Però finora è andata così. Il tema dell'incompatibilità tra ciò che dice la nostra Costituzione e l'eventuale scelta italiana di schierarsi con gli Usa contro il terrorismo internazionale è rimasto parecchio in sottofondo...
"Appunto, trovo sorprendente questo silenzio. Non voglio essere irriverente, ma mi sembra persino un atteggiamento ingenuo, rispetto all'evidente necessità di discutere. Come si può pensare che un tema così dirimente possa essere ignorato, quando siamo addirittura di fronte alla teorizzazione della guerra preventiva? Credo che i cittadini vogliano sapere, capire. L'articolo 11 è carta straccia - e dunque la Costituzione va cassata - o l'articolo 11 vale ancora e, a dover essere corretta, è la posizione del governo sulla guerra? I garanti non possono sottrarsi al loro compito cruciale".
Anche i partiti, presidente, potevano prendere l'iniziativa, non le pare?
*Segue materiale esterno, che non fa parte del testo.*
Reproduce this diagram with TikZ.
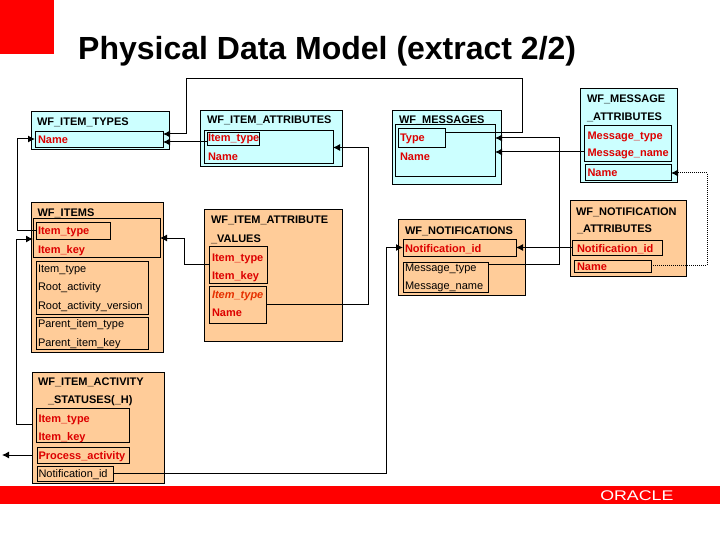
\documentclass[tikz,border=0pt]{standalone}
\usepackage{fontspec}
\setmainfont{Liberation Sans}
\usetikzlibrary{arrows.meta}
\definecolor{tblcyan}{HTML}{CCFFFF}
\definecolor{tblorange}{HTML}{FFCC99}
\definecolor{oracred}{HTML}{FF0000}
\definecolor{keyred}{HTML}{DD0000}
\definecolor{fkred}{HTML}{E63000}
\tikzset{
  tblbox/.style={draw,line width=1pt,inner sep=0,outer sep=0},
  cyantbl/.style={tblbox,fill=tblcyan},
  orangetbl/.style={tblbox,fill=tblorange},
  keybox/.style={tblbox},
  txt/.style={anchor=base west,inner sep=0,outer sep=0,font=\fontsize{11}{13}\selectfont},
  head/.style={txt,font=\fontsize{11}{13}\selectfont\bfseries},
  key/.style={txt,font=\fontsize{11}{13}\selectfont\bfseries,text=keyred},
  link/.style={line width=1pt,-{Latex[length=7pt,width=7pt]}}
}
\begin{document}
\begin{tikzpicture}[x=1pt,y=-1pt]
\useasboundingbox (0,0) rectangle (720,540);
% red corner and footer band
\fill[oracred] (0,0) rectangle (54,54);
\fill[oracred] (0,486) rectangle (720,504);
\node[anchor=base west,inner sep=0,text=white,font=\fontsize{14}{14}\selectfont,xscale=1.27] (logo) at (600,500) {ORACLE};
\node[anchor=base west,inner sep=0,font=\fontsize{32}{36}\selectfont] (title) at (78,60) {\textbf{Physical Data Model (extract 2/2)}};

% tables
\node[cyantbl,minimum width=138pt,minimum height=38pt] (types) at (100,131) {};
\node[cyantbl,minimum width=142pt,minimum height=56pt] (attrs) at (271,139) {};
\node[cyantbl,minimum width=109pt,minimum height=74pt] (msgs) at (446.5,148) {};
\node[cyantbl,minimum width=97pt,minimum height=94pt] (mattr) at (628.5,136) {};
\node[orangetbl,minimum width=132pt,minimum height=149pt] (items) at (97,277.5) {};
\node[orangetbl,minimum width=138pt,minimum height=131pt] (iav) at (273,275.5) {};
\node[orangetbl,minimum width=132pt,minimum height=111pt] (ias) at (98,427.5) {};
\node[orangetbl,minimum width=127pt,minimum height=75pt] (notif) at (461.5,257.5) {};
\node[orangetbl,minimum width=116pt,minimum height=75pt] (nattr) at (628,238.5) {};

% key groups
\node[keybox,minimum width=128pt,minimum height=16pt] (typesname) at (99,140) {};
\node[keybox,minimum width=129pt,minimum height=33pt] (attrkey) at (268.5,147.5) {};
\node[keybox,minimum width=52pt,minimum height=13pt] (attrtype) at (233,139.5) {};
\node[keybox,minimum width=127pt,minimum height=38pt] (itemspk) at (96.5,238) {};
\node[keybox,minimum width=74pt,minimum height=16pt] (itemstype) at (73,231) {};
\node[keybox,minimum width=112pt,minimum height=53pt] (itemsattr) at (92,287.5) {};
\node[keybox,minimum width=112pt,minimum height=32pt] (itemsparent) at (92,333) {};
\node[keybox,minimum width=58pt,minimum height=37pt] (iavkey) at (238,264.5) {};
\node[keybox,minimum width=57pt,minimum height=37pt] (iavattr) at (237.5,304.5) {};
\node[keybox,minimum width=93pt,minimum height=34pt] (iaskey) at (82.5,425) {};
\node[keybox,minimum width=92pt,minimum height=16pt] (iasproc) at (83,455) {};
\node[keybox,minimum width=76pt,minimum height=15pt] (iasnotif) at (75,473.5) {};
\node[keybox,minimum width=100pt,minimum height=52pt] (msgkey) at (445,151) {};
\node[keybox,minimum width=47pt,minimum height=19pt] (msgtype) at (421.5,138.5) {};
\node[keybox,minimum width=87pt,minimum height=36pt] (mattrkey) at (627.5,144) {};
\node[keybox,minimum width=86pt,minimum height=16pt] (mattrname) at (628,173) {};
\node[keybox,minimum width=90pt,minimum height=15pt] (nattrid) at (617,247.5) {};
\node[keybox,minimum width=77pt,minimum height=12pt] (nattrname) at (612.5,266) {};
\node[keybox,minimum width=113pt,minimum height=17pt] (notifid) at (459.5,247.5) {};
\node[keybox,minimum width=85pt,minimum height=30pt] (notifmsg) at (445.5,277) {};

% labels
\node[head] (typeshd) at (37,126) {WF\_ITEM\_TYPES};
\node[key] (typesnm) at (38,144) {Name};
\node[head] (attrshd) at (207,124) {WF\_ITEM\_ATTRIBUTES};
\node[key] (attrsit) at (208,142) {Item\_type};
\node[key] (attrsnm) at (208,161) {Name};
\node[head] (itemshd) at (37.5,216) {WF\_ITEMS};
\node[key] (itemsit) at (38,235) {Item\_type};
\node[key] (itemsik) at (38,253) {Item\_key};
\node[txt] (items1) at (38,272) {Item\_type};
\node[txt] (items2) at (38,290) {Root\_activity};
\node[txt] (items3) at (38,309) {Root\_activity\_version};
\node[txt] (items4) at (38,327) {Parent\_item\_type};
\node[txt] (items5) at (38,346) {Parent\_item\_key};
\node[head] (iavhd) at (211,224) {WF\_ITEM\_ATTRIBUTE};
\node[head] (iavhdb) at (211,242) {\_VALUES};
\node[key] (iavit) at (212,261) {Item\_type};
\node[key] (iavik) at (212,279) {Item\_key};
\node[key,text=fkred,font=\fontsize{11}{13}\selectfont\bfseries\itshape] (iavat) at (212,298) {Item\_type};
\node[key] (iavnm) at (212,316) {Name};
\node[head] (iashd) at (38,385) {WF\_ITEM\_ACTIVITY};
\node[head] (iashdb) at (48,403) {\_STATUSES(\_H)};
\node[key] (iasit) at (38.5,422) {Item\_type};
\node[key] (iasik) at (38.5,440) {Item\_key};
\node[key] (iaspa) at (38.5,459) {Process\_activity};
\node[txt] (iasni) at (38.5,477) {Notification\_id};
\node[head] (msgshd) at (399,124) {WF\_MESSAGES};
\node[key] (msgsty) at (400,142) {Type};
\node[key] (msgsnm) at (400,161) {Name};
\node[head] (mattrhd) at (587,103) {WF\_MESSAGE};
\node[head] (mattrhdb) at (587,121) {\_ATTRIBUTES};
\node[key] (mattrty) at (587.5,140) {Message\_type};
\node[key] (mattrmn) at (587.5,157) {Message\_name};
\node[key] (mattrnm) at (587.5,177) {Name};
\node[head] (nattrhd) at (576,215) {WF\_NOTIFICATION};
\node[head] (nattrhdb) at (577,233) {\_ATTRIBUTES};
\node[key] (nattrni) at (577,252) {Notification\_id};
\node[key] (nattrnm) at (577,270) {Name};
\node[head] (notifhd) at (405,234) {WF\_NOTIFICATIONS};
\node[key] (notifni) at (405,252) {Notification\_id};
\node[txt] (notifty) at (405,271) {Message\_type};
\node[txt] (notifmn) at (405,289) {Message\_name};

% bends
\coordinate (loopr) at (522,79);
\coordinate (loopl) at (186,79);
\coordinate (itemsl) at (17,231);
\coordinate (iasl) at (16,424);
\coordinate (iavl) at (184,264.5);
\coordinate (iavr) at (368,304.5);
\coordinate (procend) at (2,455);
\coordinate (notifl) at (386,473.5);
\coordinate (msgr) at (559,138);
\coordinate (dotr) at (707,265);

% connectors
\draw[link] ([yshift=5.5pt]msgtype.east) -| (loopr) -- (loopl) |- ([yshift=6pt]typesname.east);
\draw[link] ([yshift=-2.5pt]attrtype.west) -- ([yshift=-2pt]typesname.east);
\draw[link] (itemstype.west) -- (itemsl) |- ([yshift=1pt]typesname.west);
\draw[link] ([yshift=3.5pt]ias.west) -- (iasl) |- ([yshift=-1pt]itemspk.west);
\draw[link] (iavkey.west) -- (iavl) |- (itemspk.east);
\draw[link] (iavattr.east) -- (iavr) |- (attrkey.east);
\draw[link] ([yshift=-27.5pt]ias.west) -- (procend);
\draw[link] (iasnotif.east) -- (notifl) |- (notifid.west);
\draw[link] ([yshift=13pt]notifmsg.east) -| (msgr) -- ([yshift=13pt]msgkey.east);
\draw[link] ([yshift=-8pt]mattrkey.west) -- ([yshift=-1pt]msgkey.east);
\draw[link] (nattrid.west) -- (notifid.east);
\draw[link,densely dotted] ([yshift=1pt]nattrname.east) -- (dotr) |- (mattrname.east);
\end{tikzpicture}
\end{document}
"Non c'è dubbio. Va detto che Massimo D'Alema, in un'intervista, ha riconosciuto apertamente che, con l'articolo 11, "c'è un problema". Mi aspettavo che un'affermazione del genere, fatta dal leader dell'opposizione, e non da un vecchietto fanatico come me, producesse delle conseguenze, delle reazioni. E invece nulla da luoghi di altissima responsabilità. Un nulla che mi sorprende , tanto più ora che ben 131 parlamentari hanno sottoscritto un documento contro la guerra all'Iraq. E un'iniziativa politica che dice la gravità e l'urgenza".
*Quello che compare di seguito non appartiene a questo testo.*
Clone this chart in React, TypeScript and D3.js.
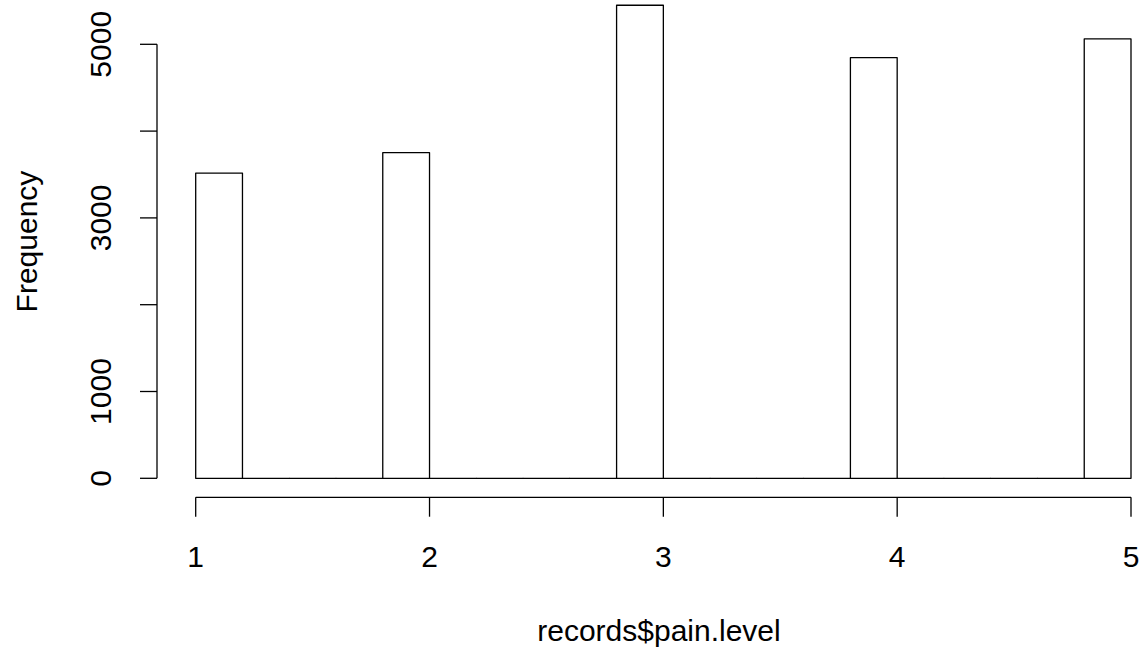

Da presidente della Camera, lei che cosa avrebbe fatto?
"Non si tratta di me. E' il Paese che ha diritto ad una risposta".
I tempi sono stretti, presidente Ingrao. Potrebbe anche succedere che si decida un intervento militare senza nemmeno considerare che cosa dice la nostra Costituzione.
"E' già avvenuto con le guerre balcaniche. Ma questa volta il fatto è più nuovo e clamoroso. L'America propone una guerra preventiva e la politica del nostro governo sembra in totale allineamento con questa posizione, a differenza di Francia e Russia. All'epoca della prima guerra all'Iraq, io già richiamai l'attenzione sull'articolo 11 e il suo contenuto. Ricordo ancora con piacere che ebbi il consenso di un uomo autorevole e integro come Giuseppe Dossetti. Vede, non penso che la discussione su questi temi debba avvenire solo nelle sedi istituzionali. Il dibattito deve anche allargarsi nel Paese".
Pensa che ora sarà recepito il suo appello?
"Penso che siamo sull'orlo di un conflitto. Questo è il grande tema che domina in questo momento il mondo. Affrontiamolo nelle sedi opportune e riflettiamo su quella frase: "L'Italia ripudia la guerra come strumento di offesa... Ci crediamo ancora o no?".